▸ **Task objective**
Transcribe the records below from the first line to the line that includes "from bokeh.resources import INLINE", inclusive, and omit the pictures.

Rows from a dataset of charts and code
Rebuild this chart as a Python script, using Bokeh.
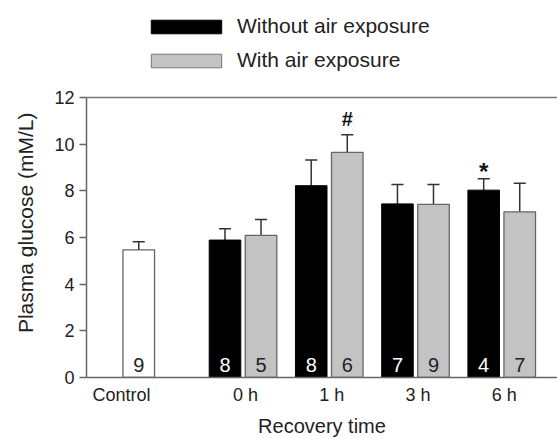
import math
from bokeh.plotting import figure
from bokeh.layouts import column
from bokeh.models import (Range1d, FixedTicker, LinearAxis, Legend, LegendItem, Title)
from bokeh.core.properties import value
from bokeh.embed import file_html
from bokeh.resources import INLINE

# ---------------- data ----------------
times = ["0 h", "1 h", "3 h", "6 h"]
control_mean = 5.47
control_sem = 0.35
control_n = 9
without_mean = [5.89, 8.22, 7.44, 8.03]
without_sem = [0.48, 1.10, 0.83, 0.49]
without_n = [8, 8, 7, 4]
with_mean = [6.09, 9.65, 7.42, 7.10]
with_sem = [0.68, 0.75, 0.85, 1.22]
with_n = [5, 6, 9, 7]
sig_marks = ["#", "*"]          # '#' over With 1 h, '*' over Without 6 h
y_ticks = [0, 2, 4, 6, 8, 10, 12]
x_tick_labels = ["Control"] + times
series_names = ["Without air exposure", "With air exposure"]
y_title = "Plasma glucose (mM/L)"
x_title = "Recovery time"

FONT = "Liberation Sans"
TXT = "#222222"
BLACK_FILL, GRAY_FILL, EDGE = "black", "#c3c3c3", "#666666"

# ---------------- layout constants ----------------
off = 0.209      # half distance between paired bars
bw = 0.366       # bar width
cap = 0.07       # half cap width
ctrl_x = -1.0 - off
x_black = [i - off for i in range(len(times))]
x_gray = [i + off for i in range(len(times))]

W = 557
LEG_H = 80
MAIN_H = 439 - LEG_H

# ---------------- legend strip ----------------
lf = figure(width=W, height=LEG_H, output_backend="svg", toolbar_location=None,
            x_axis_type=None, y_axis_type=None, x_range=Range1d(0, 1),
            y_range=Range1d(0, 1), min_border=0)
lf.outline_line_color = None
lf.grid.visible = False
# proxy renderers (kept outside the visible range) that give the legend its swatches
lb = lf.vbar(x=[5], top=[0.5], width=0.1, fill_color=BLACK_FILL, line_color="black")
lg = lf.vbar(x=[5], top=[0.5], width=0.1, fill_color=GRAY_FILL, line_color="#777777")
legend = Legend(items=[LegendItem(label=series_names[0], renderers=[lb]),
                       LegendItem(label=series_names[1], renderers=[lg])],
                location=(56, 8), orientation="vertical",
                glyph_width=88, glyph_height=17, label_standoff=7, spacing=10,
                padding=0, margin=0, border_line_color=None,
                background_fill_alpha=0, label_text_font=FONT,
                label_text_font_size="21px", label_text_color=TXT)
lf.add_layout(legend)

# ---------------- main plot ----------------
p = figure(width=W, height=MAIN_H, output_backend="svg", toolbar_location=None,
           x_range=Range1d(-1.815, 3.647), y_range=Range1d(0, 12),
           min_border_left=86, min_border_right=0, min_border_top=97 - LEG_H,
           min_border_bottom=57)
p.outline_line_color = None
p.grid.visible = False

p.vbar(x=[ctrl_x], top=[control_mean], width=bw, fill_color="white",
       line_color=EDGE, line_width=1.3)

def err(xs, means, sems, color):
    up = [m + s for m, s in zip(means, sems)]
    p.segment(x0=xs, y0=means, x1=xs, y1=up, line_color=color, line_width=1.5)
    p.segment(x0=[x - cap for x in xs], y0=up, x1=[x + cap for x in xs], y1=up,
              line_color=color, line_width=1.5)

err([ctrl_x], [control_mean], [control_sem], "#333333")
err(x_black, without_mean, without_sem, "#333333")
err(x_gray, with_mean, with_sem, "#333333")

p.vbar(x=x_black, top=without_mean, width=bw, fill_color=BLACK_FILL,
       line_color="black", line_width=1)
p.vbar(x=x_gray, top=with_mean, width=bw, fill_color=GRAY_FILL,
       line_color=EDGE, line_width=1.3)

# n labels
ny = 0.53
common = dict(text_align="center", text_baseline="alphabetic",
              text_font=value(FONT), text_font_size="20px")
p.text(x=[ctrl_x], y=[ny], text=[str(control_n)], text_color=TXT, **common)
p.text(x=x_black, y=[ny] * len(times), text=[str(n) for n in without_n],
       text_color="white", **common)
p.text(x=x_gray, y=[ny] * len(times), text=[str(n) for n in with_n],
       text_color=TXT, **common)

# significance marks
p.text(x=[x_gray[1]], y=[with_mean[1] + with_sem[1] + 0.66], text=[sig_marks[0]],
       text_align="center", text_baseline="alphabetic", text_font=value(FONT),
       text_font_size="20px", text_font_style="bold", text_color="#111111")
p.text(x=[x_black[3]], y=[without_mean[3] + without_sem[3] + 0.3], text=[sig_marks[1]],
       text_align="center", text_baseline="alphabetic", text_font=value(FONT),
       text_font_size="24px", text_font_style="bold", text_color="#111111")

# axes
AX = "#666666"
p.yaxis.ticker = FixedTicker(ticks=y_ticks)
p.yaxis.minor_tick_line_color = None
p.yaxis.major_tick_out = 7
p.yaxis.major_tick_in = 0
p.yaxis.major_label_standoff = 5
p.yaxis.axis_line_color = AX
p.yaxis.axis_line_width = 1.5
p.yaxis.major_tick_line_color = AX
p.yaxis.major_tick_line_width = 1.5
p.yaxis.major_label_text_font = FONT
p.yaxis.major_label_text_font_size = "18px"
p.yaxis.major_label_text_color = TXT

# y title as a side title, shifted toward the top like the reference
p.add_layout(Title(text=y_title, align="right", offset=15, standoff=25,
                   vertical_align="top", text_font=FONT, text_font_size="21px",
                   text_font_style="normal", text_color=TXT), "left")

xt = [ctrl_x - 0.23 + 0.03] + [i + 0.03 for i in range(len(times))]
p.xaxis.ticker = FixedTicker(ticks=xt)
p.xaxis.major_label_overrides = {t: lab for t, lab in zip(xt, x_tick_labels)}
p.xaxis.minor_tick_line_color = None
p.xaxis.major_tick_line_color = None
p.xaxis.major_tick_out = 0
p.xaxis.major_label_standoff = 7
p.xaxis.axis_line_color = AX
p.xaxis.axis_line_width = 1.5
p.xaxis.major_label_text_font = FONT
p.xaxis.major_label_text_font_size = "18px"
p.xaxis.major_label_text_color = TXT
p.xaxis.axis_label = x_title
p.xaxis.axis_label_standoff = 7
p.xaxis.axis_label_text_font = FONT
p.xaxis.axis_label_text_font_size = "20px"
p.xaxis.axis_label_text_font_style = "normal"
p.xaxis.axis_label_text_color = TXT

top_ax = LinearAxis(axis_line_color="#777777", axis_line_width=1.5,
                    major_tick_line_color=None, minor_tick_line_color=None,
                    major_label_text_font_size="0px")
top_ax.ticker = FixedTicker(ticks=[])
p.add_layout(top_ax, "above")

layout = column(lf, p, spacing=0)
open("out.html", "w").write(file_html(layout, INLINE))
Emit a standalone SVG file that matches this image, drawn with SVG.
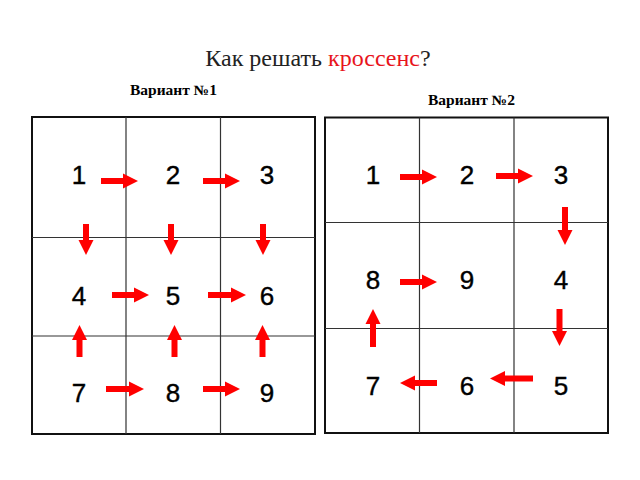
<svg xmlns="http://www.w3.org/2000/svg" width="640" height="480" viewBox="0 0 640 480">
  <style>
    .title { font-family: "Liberation Serif", "Times New Roman", serif; font-size: 24px; fill: #222; }
    .red { fill: #e8141c; }
    .var { font-family: "Liberation Serif", "Times New Roman", serif; font-size: 14px; font-weight: bold; fill: #000; }
    .num { font-family: "Liberation Sans", Arial, sans-serif; font-size: 26px; fill: #000; text-anchor: middle; stroke: #000; stroke-width: 0.4; }
    .outer { fill: #fff; stroke: #111; stroke-width: 2; }
    .inner { stroke: #333; stroke-width: 1.2; fill: none; }
    .arr { stroke: #ff0000; stroke-width: 6; fill: none; marker-end: url(#head); }
  </style>
  <defs>
    <marker id="head" markerUnits="userSpaceOnUse" markerWidth="16" markerHeight="16" refX="0" refY="8" orient="auto" viewBox="0 0 16 16">
      <path d="M0,0.5 L15,8 L0,15.5 Z" fill="#ff0000"/>
    </marker>
  </defs>
  <rect width="640" height="480" fill="#fff"/>

  <text class="title" x="318" y="66" text-anchor="middle">Как решать <tspan class="red">кроссенс</tspan>?</text>
  <text class="var" x="130" y="94.5" textLength="87" lengthAdjust="spacingAndGlyphs">Вариант №1</text>
  <text class="var" x="428" y="104.5" textLength="87" lengthAdjust="spacingAndGlyphs">Вариант №2</text>

  <g id="grid1">
    <rect class="outer" x="32" y="117" width="283" height="317"/>
    <path class="inner" d="M126,117 V434 M220.5,117 V434 M32,237.5 H315 M32,336 H315"/>
  </g>
  <g id="grid2">
    <rect class="outer" x="325" y="117.5" width="283" height="315.5"/>
    <path class="inner" d="M419.5,117.5 V433 M514,117.5 V433 M325,222.5 H608 M325,328.5 H608"/>
  </g>

  <g id="nodes1">
    <g id="v1n1"><text class="num" x="79" y="184">1</text></g>
    <g id="v1n2"><text class="num" x="173" y="184">2</text></g>
    <g id="v1n3"><text class="num" x="267" y="184">3</text></g>
    <g id="v1n4"><text class="num" x="79" y="305">4</text></g>
    <g id="v1n5"><text class="num" x="173" y="305">5</text></g>
    <g id="v1n6"><text class="num" x="267" y="305">6</text></g>
    <g id="v1n7"><text class="num" x="79" y="402">7</text></g>
    <g id="v1n8"><text class="num" x="173" y="402">8</text></g>
    <g id="v1n9"><text class="num" x="267" y="402">9</text></g>
  </g>
  <g id="nodes2">
    <g id="v2n1"><text class="num" x="373" y="184">1</text></g>
    <g id="v2n2"><text class="num" x="467" y="184">2</text></g>
    <g id="v2n3"><text class="num" x="561" y="184">3</text></g>
    <g id="v2n8"><text class="num" x="373" y="289">8</text></g>
    <g id="v2n9"><text class="num" x="467" y="289">9</text></g>
    <g id="v2n4"><text class="num" x="561" y="289">4</text></g>
    <g id="v2n7"><text class="num" x="373" y="395">7</text></g>
    <g id="v2n6"><text class="num" x="467" y="395">6</text></g>
    <g id="v2n5"><text class="num" x="561" y="395">5</text></g>
  </g>

  <g id="connectors">
    <!-- variant 1 -->
    <line class="arr" x1="101" y1="181" x2="123" y2="181"/>
    <line class="arr" x1="203" y1="181" x2="225" y2="181"/>
    <line class="arr" x1="86" y1="224" x2="86" y2="240"/>
    <line class="arr" x1="171" y1="224" x2="171" y2="240"/>
    <line class="arr" x1="263" y1="224" x2="263" y2="240"/>
    <line class="arr" x1="112" y1="295" x2="134" y2="295"/>
    <line class="arr" x1="208" y1="295" x2="231" y2="295"/>
    <line class="arr" x1="79.5" y1="357" x2="79.5" y2="340"/>
    <line class="arr" x1="174.5" y1="357" x2="174.5" y2="340"/>
    <line class="arr" x1="262.5" y1="357" x2="262.5" y2="340"/>
    <line class="arr" x1="106" y1="389" x2="129" y2="389"/>
    <line class="arr" x1="203" y1="389" x2="225" y2="389"/>
    <!-- variant 2 -->
    <line class="arr" x1="400" y1="177" x2="422" y2="177"/>
    <line class="arr" x1="496" y1="176" x2="518" y2="176"/>
    <line class="arr" x1="565" y1="207" x2="565" y2="230"/>
    <line class="arr" x1="559.5" y1="309" x2="559.5" y2="331"/>
    <line class="arr" x1="533" y1="378.5" x2="505" y2="378.5"/>
    <line class="arr" x1="437" y1="383" x2="415" y2="383"/>
    <line class="arr" x1="373" y1="347" x2="373" y2="324"/>
    <line class="arr" x1="400" y1="282" x2="422" y2="282"/>
  </g>
</svg>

▸ **Correct output**
Rebuild this chart as a Python script, using Bokeh.
import math
from bokeh.plotting import figure
from bokeh.layouts import column
from bokeh.models import (Range1d, FixedTicker, LinearAxis, Legend, LegendItem, Title)
from bokeh.core.properties import value
from bokeh.embed import file_html
from bokeh.resources import INLINE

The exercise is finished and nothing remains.